Turkey is the only country in the eastern Mediterranean that has so far found no proven and probable resources even though, in Syrigos’s estimate, it has spent at least $560 million on acquiring two seismographic research vessels and a drillship. It is also the only country that hasn’t defined its exclusive economic zone with neighbors, and disputes theirs. In 2004, Turkey suggested drawing a line midway between its coast and Egypt’s, riding roughshod over the rights of the countries in between. Egypt politely refused.
In 2011, Turkey agreed on an exclusive economic zone (EEZ) with the Turkish Republic of Northern Cyprus. The zone claimed by the TRNC sits almost exactly on top of the zone the Republic of Cyprus had already settled on with its neighbors to the east. The zone claimed by Turkey sits on top of much of the zone Cyprus has agreed on with Egypt to the south. On the same day this agreement was signed, the TRNC signed over the rights in its zone to the Turkish state petroleum company, thus pitting Cyprus directly against Turkey in virtually all its hydrocarbon explorations.
“Turkey’s problem is that it sees that it has been left out of the bonanza, because all the interesting areas lie outside its territorial waters and EEZ,” says energy expert Stambolis. “It’s trying to create problems for Cyprus because its only hope is to take something from Cyprus. . . . So it’s very irritable right now.”

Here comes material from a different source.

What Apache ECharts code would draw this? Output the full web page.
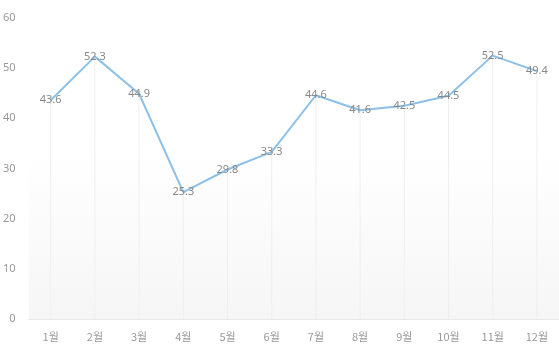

The Southern Corridor is bound to give both Greece and Turkey added importance to the European Union, and that creates a common interest; but in Cyprus their interests clash, and it will be up to their allies to help bridge differences. Regional governments are pushing for East Med, and the size of deposits may eventually advocate in its favor. This makes East Med a political as much as a commercial project. “If the E.U. and the four governments [Israel, Cyprus, Greece, Italy] are aligned behind it, it can find financing,” says Energean’s Rigas. “There will be more discoveries in the region. We’re still at the beginning.”